Records with drawing code:
▼
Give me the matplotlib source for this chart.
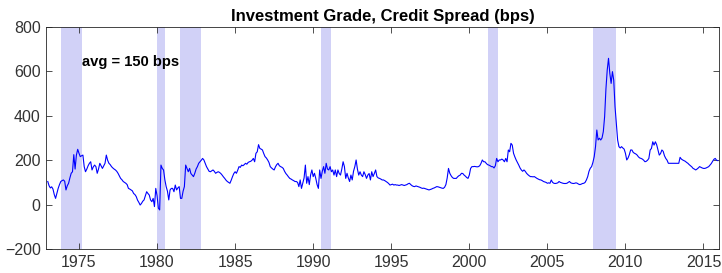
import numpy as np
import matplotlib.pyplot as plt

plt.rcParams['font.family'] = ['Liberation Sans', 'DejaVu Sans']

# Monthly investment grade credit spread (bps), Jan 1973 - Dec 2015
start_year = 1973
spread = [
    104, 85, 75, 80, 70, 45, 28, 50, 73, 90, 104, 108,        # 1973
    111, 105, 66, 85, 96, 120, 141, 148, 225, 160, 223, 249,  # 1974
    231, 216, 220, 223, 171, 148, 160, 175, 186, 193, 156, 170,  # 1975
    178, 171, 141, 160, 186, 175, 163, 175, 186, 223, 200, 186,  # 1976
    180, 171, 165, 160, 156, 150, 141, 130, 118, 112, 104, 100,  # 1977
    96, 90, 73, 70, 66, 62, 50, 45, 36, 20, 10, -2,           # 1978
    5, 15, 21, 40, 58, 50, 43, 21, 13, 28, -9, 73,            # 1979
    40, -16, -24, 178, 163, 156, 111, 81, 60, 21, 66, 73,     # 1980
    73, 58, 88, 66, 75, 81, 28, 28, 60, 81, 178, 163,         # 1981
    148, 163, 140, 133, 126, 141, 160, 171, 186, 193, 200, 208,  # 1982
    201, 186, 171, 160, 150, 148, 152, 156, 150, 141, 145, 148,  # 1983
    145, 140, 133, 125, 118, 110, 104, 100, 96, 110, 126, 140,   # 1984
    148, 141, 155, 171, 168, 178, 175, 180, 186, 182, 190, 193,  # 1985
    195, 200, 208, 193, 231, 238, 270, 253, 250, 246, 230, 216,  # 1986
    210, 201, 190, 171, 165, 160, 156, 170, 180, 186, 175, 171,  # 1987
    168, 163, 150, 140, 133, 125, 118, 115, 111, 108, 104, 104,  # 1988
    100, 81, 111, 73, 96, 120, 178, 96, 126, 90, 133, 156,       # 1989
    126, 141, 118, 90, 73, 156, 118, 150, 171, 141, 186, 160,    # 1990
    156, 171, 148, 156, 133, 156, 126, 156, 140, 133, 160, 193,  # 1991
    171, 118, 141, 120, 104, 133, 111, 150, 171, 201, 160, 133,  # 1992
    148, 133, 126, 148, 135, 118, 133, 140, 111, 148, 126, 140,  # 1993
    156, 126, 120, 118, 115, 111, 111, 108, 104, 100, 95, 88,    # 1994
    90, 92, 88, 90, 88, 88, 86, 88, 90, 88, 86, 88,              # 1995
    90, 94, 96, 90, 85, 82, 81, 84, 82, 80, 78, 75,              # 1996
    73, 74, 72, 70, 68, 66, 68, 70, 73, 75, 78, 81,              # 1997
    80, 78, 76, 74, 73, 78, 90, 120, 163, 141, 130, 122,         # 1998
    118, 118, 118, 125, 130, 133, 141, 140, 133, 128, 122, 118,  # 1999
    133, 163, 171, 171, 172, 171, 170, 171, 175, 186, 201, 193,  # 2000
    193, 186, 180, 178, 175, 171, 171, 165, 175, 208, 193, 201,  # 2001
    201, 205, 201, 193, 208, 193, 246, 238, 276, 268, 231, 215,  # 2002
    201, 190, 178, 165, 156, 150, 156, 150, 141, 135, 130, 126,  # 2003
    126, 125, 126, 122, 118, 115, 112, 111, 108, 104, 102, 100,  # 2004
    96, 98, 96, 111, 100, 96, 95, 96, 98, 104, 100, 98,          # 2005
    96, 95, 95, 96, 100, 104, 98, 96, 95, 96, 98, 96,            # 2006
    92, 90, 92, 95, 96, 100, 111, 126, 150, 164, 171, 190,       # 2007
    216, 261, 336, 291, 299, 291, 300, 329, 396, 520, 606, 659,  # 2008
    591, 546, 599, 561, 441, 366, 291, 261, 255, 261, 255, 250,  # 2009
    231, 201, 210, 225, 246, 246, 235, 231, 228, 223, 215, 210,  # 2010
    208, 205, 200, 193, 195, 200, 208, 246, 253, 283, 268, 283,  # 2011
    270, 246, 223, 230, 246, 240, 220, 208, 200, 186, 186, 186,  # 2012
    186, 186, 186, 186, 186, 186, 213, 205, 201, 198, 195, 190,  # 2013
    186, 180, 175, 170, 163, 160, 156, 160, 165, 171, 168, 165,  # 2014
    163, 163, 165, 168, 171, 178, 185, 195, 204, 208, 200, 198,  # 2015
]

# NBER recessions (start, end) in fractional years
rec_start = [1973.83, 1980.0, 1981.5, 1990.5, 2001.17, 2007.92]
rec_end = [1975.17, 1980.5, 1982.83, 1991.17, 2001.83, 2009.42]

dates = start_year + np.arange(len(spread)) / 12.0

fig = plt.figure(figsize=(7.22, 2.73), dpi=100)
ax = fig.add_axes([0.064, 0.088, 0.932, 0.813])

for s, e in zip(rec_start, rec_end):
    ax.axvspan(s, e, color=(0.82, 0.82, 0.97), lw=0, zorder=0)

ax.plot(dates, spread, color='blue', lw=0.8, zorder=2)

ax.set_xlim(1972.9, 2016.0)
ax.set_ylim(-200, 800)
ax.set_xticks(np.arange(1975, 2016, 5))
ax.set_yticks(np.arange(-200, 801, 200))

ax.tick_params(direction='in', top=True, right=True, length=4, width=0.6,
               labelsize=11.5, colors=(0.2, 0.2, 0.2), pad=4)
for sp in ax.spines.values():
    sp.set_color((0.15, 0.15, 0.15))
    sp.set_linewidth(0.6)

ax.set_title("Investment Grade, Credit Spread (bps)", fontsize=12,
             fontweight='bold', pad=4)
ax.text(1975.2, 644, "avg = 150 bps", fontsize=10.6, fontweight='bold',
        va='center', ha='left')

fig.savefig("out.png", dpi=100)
▲
▼
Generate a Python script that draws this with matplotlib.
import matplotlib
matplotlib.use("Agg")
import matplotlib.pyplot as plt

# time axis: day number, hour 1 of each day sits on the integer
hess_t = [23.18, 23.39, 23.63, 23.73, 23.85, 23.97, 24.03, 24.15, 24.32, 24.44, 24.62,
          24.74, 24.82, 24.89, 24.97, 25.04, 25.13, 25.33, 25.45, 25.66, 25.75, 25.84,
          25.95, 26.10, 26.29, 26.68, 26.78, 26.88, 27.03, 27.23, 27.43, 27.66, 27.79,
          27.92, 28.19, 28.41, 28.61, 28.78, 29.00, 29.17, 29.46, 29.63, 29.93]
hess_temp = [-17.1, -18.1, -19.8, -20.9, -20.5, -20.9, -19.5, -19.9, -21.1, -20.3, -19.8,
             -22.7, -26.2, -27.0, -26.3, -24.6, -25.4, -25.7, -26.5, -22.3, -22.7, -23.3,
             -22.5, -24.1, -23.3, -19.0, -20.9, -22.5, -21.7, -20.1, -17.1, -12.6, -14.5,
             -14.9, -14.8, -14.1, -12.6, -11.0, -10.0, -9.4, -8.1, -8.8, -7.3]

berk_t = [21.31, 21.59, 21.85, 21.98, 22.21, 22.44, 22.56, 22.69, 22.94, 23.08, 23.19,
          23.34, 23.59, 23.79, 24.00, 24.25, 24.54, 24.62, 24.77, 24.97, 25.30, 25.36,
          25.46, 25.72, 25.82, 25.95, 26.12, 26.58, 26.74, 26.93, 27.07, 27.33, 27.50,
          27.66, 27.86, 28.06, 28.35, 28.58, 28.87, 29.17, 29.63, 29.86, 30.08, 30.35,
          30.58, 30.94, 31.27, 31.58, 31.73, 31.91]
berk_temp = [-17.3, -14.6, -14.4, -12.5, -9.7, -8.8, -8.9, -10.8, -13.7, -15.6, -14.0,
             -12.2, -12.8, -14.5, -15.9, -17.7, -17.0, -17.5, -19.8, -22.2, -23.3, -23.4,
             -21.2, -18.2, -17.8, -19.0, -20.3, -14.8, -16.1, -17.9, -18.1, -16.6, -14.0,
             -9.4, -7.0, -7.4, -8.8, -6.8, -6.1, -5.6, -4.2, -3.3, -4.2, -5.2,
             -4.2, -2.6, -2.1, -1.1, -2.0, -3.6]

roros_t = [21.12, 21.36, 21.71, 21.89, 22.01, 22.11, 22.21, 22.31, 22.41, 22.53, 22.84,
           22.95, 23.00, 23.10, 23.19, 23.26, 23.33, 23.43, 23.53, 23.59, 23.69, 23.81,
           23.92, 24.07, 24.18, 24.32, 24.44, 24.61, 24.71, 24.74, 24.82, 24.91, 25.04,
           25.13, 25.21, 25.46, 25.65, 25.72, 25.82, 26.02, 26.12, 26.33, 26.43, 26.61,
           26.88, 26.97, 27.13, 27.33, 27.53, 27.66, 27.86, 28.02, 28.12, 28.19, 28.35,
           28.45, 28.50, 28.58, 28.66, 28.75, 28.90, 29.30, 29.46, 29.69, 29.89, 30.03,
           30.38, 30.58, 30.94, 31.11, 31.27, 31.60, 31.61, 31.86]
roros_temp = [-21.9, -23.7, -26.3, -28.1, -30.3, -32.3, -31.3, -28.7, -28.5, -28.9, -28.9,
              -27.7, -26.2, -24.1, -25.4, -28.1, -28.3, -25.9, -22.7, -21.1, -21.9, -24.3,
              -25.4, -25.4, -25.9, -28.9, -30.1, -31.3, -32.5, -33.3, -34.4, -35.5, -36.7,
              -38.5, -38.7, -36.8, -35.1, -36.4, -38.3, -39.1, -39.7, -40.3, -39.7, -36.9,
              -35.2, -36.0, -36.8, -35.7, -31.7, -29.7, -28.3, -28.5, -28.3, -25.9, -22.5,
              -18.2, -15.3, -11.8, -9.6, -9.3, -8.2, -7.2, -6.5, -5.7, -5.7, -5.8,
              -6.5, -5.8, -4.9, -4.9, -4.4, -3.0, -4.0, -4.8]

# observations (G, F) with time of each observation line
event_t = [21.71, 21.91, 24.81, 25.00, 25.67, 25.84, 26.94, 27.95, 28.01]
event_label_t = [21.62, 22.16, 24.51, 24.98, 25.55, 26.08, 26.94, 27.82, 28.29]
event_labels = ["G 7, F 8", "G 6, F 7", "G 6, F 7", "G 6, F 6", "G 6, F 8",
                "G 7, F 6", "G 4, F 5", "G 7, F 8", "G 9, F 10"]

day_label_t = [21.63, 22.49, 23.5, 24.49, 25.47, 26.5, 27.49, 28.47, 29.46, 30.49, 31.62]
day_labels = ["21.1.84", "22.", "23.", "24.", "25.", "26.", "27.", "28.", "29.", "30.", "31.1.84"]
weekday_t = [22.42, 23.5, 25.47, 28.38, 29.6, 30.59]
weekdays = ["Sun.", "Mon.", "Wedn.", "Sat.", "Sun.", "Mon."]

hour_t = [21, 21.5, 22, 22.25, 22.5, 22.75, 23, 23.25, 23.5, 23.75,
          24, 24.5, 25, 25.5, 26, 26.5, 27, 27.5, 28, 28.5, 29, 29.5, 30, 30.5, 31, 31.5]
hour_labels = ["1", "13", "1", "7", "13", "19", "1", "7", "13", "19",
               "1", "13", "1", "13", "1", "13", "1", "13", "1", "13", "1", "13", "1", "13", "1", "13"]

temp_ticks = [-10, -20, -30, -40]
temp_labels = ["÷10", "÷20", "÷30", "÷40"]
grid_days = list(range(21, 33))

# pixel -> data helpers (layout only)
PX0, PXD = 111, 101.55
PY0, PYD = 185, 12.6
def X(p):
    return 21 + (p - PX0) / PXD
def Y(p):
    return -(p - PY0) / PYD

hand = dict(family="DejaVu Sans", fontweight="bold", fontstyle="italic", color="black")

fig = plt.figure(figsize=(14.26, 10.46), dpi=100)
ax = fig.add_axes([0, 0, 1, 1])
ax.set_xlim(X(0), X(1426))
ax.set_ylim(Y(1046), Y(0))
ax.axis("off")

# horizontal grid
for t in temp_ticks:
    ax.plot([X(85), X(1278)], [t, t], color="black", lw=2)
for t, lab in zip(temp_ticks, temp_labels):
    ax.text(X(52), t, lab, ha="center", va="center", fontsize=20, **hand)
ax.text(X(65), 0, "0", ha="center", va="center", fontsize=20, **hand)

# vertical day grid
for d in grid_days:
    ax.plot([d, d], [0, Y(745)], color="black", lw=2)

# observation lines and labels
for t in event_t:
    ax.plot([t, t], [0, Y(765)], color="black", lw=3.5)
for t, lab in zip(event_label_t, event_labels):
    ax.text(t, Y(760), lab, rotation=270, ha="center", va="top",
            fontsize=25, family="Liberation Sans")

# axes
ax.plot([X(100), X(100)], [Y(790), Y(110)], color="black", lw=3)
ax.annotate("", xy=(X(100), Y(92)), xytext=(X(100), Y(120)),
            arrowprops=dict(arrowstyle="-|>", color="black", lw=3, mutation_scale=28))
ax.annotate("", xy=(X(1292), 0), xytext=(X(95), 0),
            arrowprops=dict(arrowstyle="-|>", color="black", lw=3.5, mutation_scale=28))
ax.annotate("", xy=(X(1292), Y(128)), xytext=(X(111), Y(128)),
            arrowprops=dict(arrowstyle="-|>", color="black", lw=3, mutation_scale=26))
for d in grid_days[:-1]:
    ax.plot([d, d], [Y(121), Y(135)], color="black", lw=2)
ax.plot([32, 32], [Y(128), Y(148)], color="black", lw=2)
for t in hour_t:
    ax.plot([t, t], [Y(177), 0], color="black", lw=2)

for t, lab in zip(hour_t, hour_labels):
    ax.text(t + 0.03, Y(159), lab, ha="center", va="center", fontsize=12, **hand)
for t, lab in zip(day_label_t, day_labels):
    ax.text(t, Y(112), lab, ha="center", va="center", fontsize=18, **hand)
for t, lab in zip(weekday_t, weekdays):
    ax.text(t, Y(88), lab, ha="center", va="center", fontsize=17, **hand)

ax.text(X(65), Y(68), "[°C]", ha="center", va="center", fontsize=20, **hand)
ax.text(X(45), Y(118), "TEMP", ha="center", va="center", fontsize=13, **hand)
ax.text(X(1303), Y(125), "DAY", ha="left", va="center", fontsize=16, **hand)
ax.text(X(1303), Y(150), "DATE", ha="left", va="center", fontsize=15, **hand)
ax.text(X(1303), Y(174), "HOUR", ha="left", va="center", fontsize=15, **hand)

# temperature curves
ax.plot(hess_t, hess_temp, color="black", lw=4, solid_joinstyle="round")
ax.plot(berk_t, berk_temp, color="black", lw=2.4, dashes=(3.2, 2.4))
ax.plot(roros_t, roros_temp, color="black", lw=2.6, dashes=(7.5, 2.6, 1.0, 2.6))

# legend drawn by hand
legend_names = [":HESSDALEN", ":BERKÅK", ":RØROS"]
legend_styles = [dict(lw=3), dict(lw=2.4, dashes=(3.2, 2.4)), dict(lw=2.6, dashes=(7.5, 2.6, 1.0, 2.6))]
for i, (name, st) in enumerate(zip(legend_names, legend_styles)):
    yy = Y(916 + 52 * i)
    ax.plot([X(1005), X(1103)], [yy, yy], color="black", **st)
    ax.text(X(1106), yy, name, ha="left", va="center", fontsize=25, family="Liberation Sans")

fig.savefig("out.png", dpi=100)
▲
▼
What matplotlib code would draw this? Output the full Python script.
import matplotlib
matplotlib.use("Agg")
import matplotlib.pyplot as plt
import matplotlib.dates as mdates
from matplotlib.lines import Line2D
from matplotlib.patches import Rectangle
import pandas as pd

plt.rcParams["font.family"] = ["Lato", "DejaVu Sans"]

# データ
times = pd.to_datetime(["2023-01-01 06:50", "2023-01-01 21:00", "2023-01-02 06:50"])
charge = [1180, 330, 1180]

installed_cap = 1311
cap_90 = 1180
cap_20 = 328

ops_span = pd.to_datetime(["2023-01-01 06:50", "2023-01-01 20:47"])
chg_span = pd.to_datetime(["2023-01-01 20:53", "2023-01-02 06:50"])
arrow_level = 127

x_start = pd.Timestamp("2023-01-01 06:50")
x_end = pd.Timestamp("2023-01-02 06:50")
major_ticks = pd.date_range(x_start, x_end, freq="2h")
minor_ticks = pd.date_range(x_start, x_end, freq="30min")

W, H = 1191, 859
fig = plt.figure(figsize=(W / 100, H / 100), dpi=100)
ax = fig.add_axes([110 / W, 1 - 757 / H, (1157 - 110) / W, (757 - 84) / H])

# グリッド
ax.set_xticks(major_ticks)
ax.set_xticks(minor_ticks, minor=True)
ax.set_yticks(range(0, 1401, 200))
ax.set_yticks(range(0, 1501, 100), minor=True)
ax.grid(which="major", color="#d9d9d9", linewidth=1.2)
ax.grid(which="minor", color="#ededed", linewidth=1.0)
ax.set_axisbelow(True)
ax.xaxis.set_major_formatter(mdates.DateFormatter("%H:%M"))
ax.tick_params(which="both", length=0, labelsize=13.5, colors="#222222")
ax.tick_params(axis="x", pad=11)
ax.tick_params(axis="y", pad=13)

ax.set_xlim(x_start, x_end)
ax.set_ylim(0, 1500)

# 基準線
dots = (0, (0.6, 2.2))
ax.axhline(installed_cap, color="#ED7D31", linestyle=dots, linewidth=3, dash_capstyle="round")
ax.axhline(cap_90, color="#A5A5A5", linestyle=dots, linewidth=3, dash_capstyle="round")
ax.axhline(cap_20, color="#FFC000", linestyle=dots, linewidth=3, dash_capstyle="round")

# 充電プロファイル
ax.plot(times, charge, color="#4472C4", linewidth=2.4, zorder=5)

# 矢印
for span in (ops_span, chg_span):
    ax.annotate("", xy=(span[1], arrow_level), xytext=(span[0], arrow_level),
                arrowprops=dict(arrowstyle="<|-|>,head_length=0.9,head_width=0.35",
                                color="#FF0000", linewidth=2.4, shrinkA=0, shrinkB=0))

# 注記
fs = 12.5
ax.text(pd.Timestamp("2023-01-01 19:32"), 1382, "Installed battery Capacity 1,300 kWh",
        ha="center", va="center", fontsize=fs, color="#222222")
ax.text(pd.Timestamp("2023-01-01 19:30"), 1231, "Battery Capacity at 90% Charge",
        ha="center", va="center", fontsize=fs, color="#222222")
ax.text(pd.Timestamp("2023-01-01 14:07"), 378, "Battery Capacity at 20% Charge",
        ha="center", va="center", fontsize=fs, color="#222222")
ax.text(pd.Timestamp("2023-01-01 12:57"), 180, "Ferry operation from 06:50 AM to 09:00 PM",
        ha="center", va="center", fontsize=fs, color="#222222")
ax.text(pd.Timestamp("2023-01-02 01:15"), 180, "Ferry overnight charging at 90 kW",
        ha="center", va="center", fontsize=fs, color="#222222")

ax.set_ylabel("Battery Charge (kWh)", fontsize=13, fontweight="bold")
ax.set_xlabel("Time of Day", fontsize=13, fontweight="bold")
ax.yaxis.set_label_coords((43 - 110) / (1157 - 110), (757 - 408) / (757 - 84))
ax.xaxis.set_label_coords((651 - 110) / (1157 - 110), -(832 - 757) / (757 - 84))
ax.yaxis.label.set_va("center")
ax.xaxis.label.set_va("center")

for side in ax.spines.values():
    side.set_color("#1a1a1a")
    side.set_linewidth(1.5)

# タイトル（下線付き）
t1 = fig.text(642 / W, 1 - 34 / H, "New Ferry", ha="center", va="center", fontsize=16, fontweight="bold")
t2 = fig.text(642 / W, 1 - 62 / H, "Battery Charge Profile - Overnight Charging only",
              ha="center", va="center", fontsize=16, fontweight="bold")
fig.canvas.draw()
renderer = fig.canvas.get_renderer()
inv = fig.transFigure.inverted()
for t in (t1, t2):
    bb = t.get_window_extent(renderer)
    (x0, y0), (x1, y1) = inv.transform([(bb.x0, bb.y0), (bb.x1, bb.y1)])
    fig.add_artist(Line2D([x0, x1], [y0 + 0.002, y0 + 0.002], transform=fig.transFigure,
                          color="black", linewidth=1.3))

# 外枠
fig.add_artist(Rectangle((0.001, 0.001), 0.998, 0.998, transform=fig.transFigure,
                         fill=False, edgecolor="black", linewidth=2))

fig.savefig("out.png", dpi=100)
▲
WRITTEN EXERCISE:
From the listing above, restate verbatim the lines running from the one with "Give me the matplotlib source for this chart." through the one with "plt.rcParams['font.family'] = ['Liberation", inclusive, but not the pictures.

RESULT OF THIS EXERCISE:
Give me the matplotlib source for this chart.
import numpy as np
import matplotlib.pyplot as plt

plt.rcParams['font.family'] = ['Liberation Sans', 'DejaVu Sans']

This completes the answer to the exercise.